■ STATED EXERCISE ■
Pictures stay out of this copy, which runs from the first line of the material through the line containing "0.983], color='#222222', lw=1.2))".

■ DATA BLOCK ■
————————
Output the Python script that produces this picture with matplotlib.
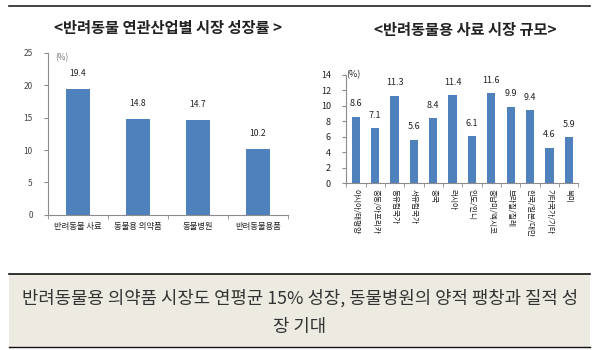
import matplotlib
matplotlib.use('Agg')
import matplotlib.pyplot as plt
from matplotlib.patches import Rectangle
import numpy as np

plt.rcParams['font.family'] = ['Noto Sans CJK KR', 'DejaVu Sans']

# 왼쪽 차트 데이터
left_cats = ['반려동물 사료', '동물용 의약품', '동물병원', '반려동물용품']
left_vals = [19.4, 14.8, 14.7, 10.2]
left_title = '<반려동물 연관산업별 시장 성장률 >'

# 오른쪽 차트 데이터
right_cats = ['아시아/태평양', '중동/아프리카', '동유럽국가', '서유럽국가', '중국',
              '러시아', '인도/인니', '중남미/멕시코', '브라질/칠레', '한국/일본/대만',
              '기타국가/기타', '북미']
right_vals = [8.6, 7.1, 11.3, 5.6, 8.4, 11.4, 6.1, 11.6, 9.9, 9.4, 4.6, 5.9]
right_title = '<반려동물용 사료 시장 규모>'

bottom_text = ['반려동물용 의약품 시장도 연평균 15% 성장, 동물병원의 양적 팽창과 질적 성',
               '장 기대']

bar_color = '#4F81BD'
axis_color = '#8C8C8C'
text_color = '#333333'

fig = plt.figure(figsize=(6, 3.5), dpi=100)

# 상단 선
fig.add_artist(plt.Line2D([0.015, 0.983], [0.983, 0.983], color='#222222', lw=1.2))


def style_axes(ax, ymax, ystep, n):
    for s in ['top', 'right']:
        ax.spines[s].set_visible(False)
    for s in ['left', 'bottom']:
        ax.spines[s].set_color(axis_color)
        ax.spines[s].set_linewidth(0.8)
    ax.set_xlim(-0.5, n - 0.5)
    ax.set_ylim(0, ymax)
    ax.set_yticks(np.arange(0, ymax + 0.1, ystep))
    ax.tick_params(axis='y', length=3, color=axis_color, labelsize=6, labelcolor='#444444', pad=8)
    ax.set_xticks(np.arange(-0.5, n, 1), minor=True)
    ax.tick_params(axis='x', which='minor', length=3, color=axis_color)
    ax.tick_params(axis='x', which='major', length=0)


# 왼쪽 차트
ax1 = fig.add_axes([0.08, 0.386, 0.4, 0.463])
x1 = np.arange(len(left_cats))
ax1.bar(x1, left_vals, width=0.4, color=bar_color)
style_axes(ax1, 25, 5, len(left_cats))
ax1.set_xticks(x1)
ax1.set_xticklabels(left_cats, fontsize=6, color='#222222')
ax1.tick_params(axis='x', which='major', pad=5)
for xi, v in zip(x1, left_vals):
    ax1.annotate(f'{v}', (xi, v), xytext=(0, 8), textcoords='offset points',
                 ha='center', va='bottom', fontsize=6.2, color='#222222')
ax1.text(0.03, 0.97, '(%)', transform=ax1.transAxes, fontsize=6, color='#777777',
         va='center', ha='left')
fig.text(0.28, 0.92, left_title, ha='center', va='center', fontsize=11,
         fontweight='bold', color='#222222')

# 오른쪽 차트
ax2 = fig.add_axes([0.577, 0.477, 0.387, 0.309])
x2 = np.arange(len(right_cats))
ax2.bar(x2, right_vals, width=0.43, color=bar_color)
style_axes(ax2, 14, 2, len(right_cats))
ax2.set_xticks(x2)
ax2.set_xticklabels(right_cats, fontsize=5.5, color='#222222', rotation=-90,
                    ha='center', va='top')
ax2.tick_params(axis='x', which='major', pad=4)
ax2.tick_params(axis='y', labelcolor='#222222', labelsize=6.5)
for xi, v in zip(x2, right_vals):
    ax2.annotate(f'{v}', (xi, v), xytext=(0, 6), textcoords='offset points',
                 ha='center', va='bottom', fontsize=6.5, color='#222222')
ax2.text(0.0, 1.0, '(%)', transform=ax2.transAxes, fontsize=6.5, color='#222222',
         va='center', ha='left')
fig.text(0.775, 0.913, right_title, ha='center', va='center', fontsize=11,
         fontweight='bold', color='#222222')

# 하단 박스
fig.add_artist(Rectangle((0.015, 0.009), 0.968, 0.208, transform=fig.transFigure,
                         facecolor='#ECEAE1', edgecolor='none'))
fig.add_artist(plt.Line2D([0.015, 0.983], [0.217, 0.217], color='#111111', lw=1.2))
fig.add_artist(plt.Line2D([0.015, 0.983], [0.009, 0.009], color='#111111', lw=1.0))
fig.text(0.5, 0.148, bottom_text[0], ha='center', va='center', fontsize=12.8, color=text_color)
fig.text(0.5, 0.066, bottom_text[1], ha='center', va='center', fontsize=12.8, color=text_color)

fig.savefig('out.png', dpi=100, facecolor='white')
————————
■ RESPONSE ■
Output the Python script that produces this picture with matplotlib.
import matplotlib
matplotlib.use('Agg')
import matplotlib.pyplot as plt
from matplotlib.patches import Rectangle
import numpy as np

plt.rcParams['font.family'] = ['Noto Sans CJK KR', 'DejaVu Sans']

# 왼쪽 차트 데이터
left_cats = ['반려동물 사료', '동물용 의약품', '동물병원', '반려동물용품']
left_vals = [19.4, 14.8, 14.7, 10.2]
left_title = '<반려동물 연관산업별 시장 성장률 >'

# 오른쪽 차트 데이터
right_cats = ['아시아/태평양', '중동/아프리카', '동유럽국가', '서유럽국가', '중국',
              '러시아', '인도/인니', '중남미/멕시코', '브라질/칠레', '한국/일본/대만',
              '기타국가/기타', '북미']
right_vals = [8.6, 7.1, 11.3, 5.6, 8.4, 11.4, 6.1, 11.6, 9.9, 9.4, 4.6, 5.9]
right_title = '<반려동물용 사료 시장 규모>'

bottom_text = ['반려동물용 의약품 시장도 연평균 15% 성장, 동물병원의 양적 팽창과 질적 성',
               '장 기대']

bar_color = '#4F81BD'
axis_color = '#8C8C8C'
text_color = '#333333'

fig = plt.figure(figsize=(6, 3.5), dpi=100)

# 상단 선
fig.add_artist(plt.Line2D([0.015, 0.983], [0.983, 0.983], color='#222222', lw=1.2))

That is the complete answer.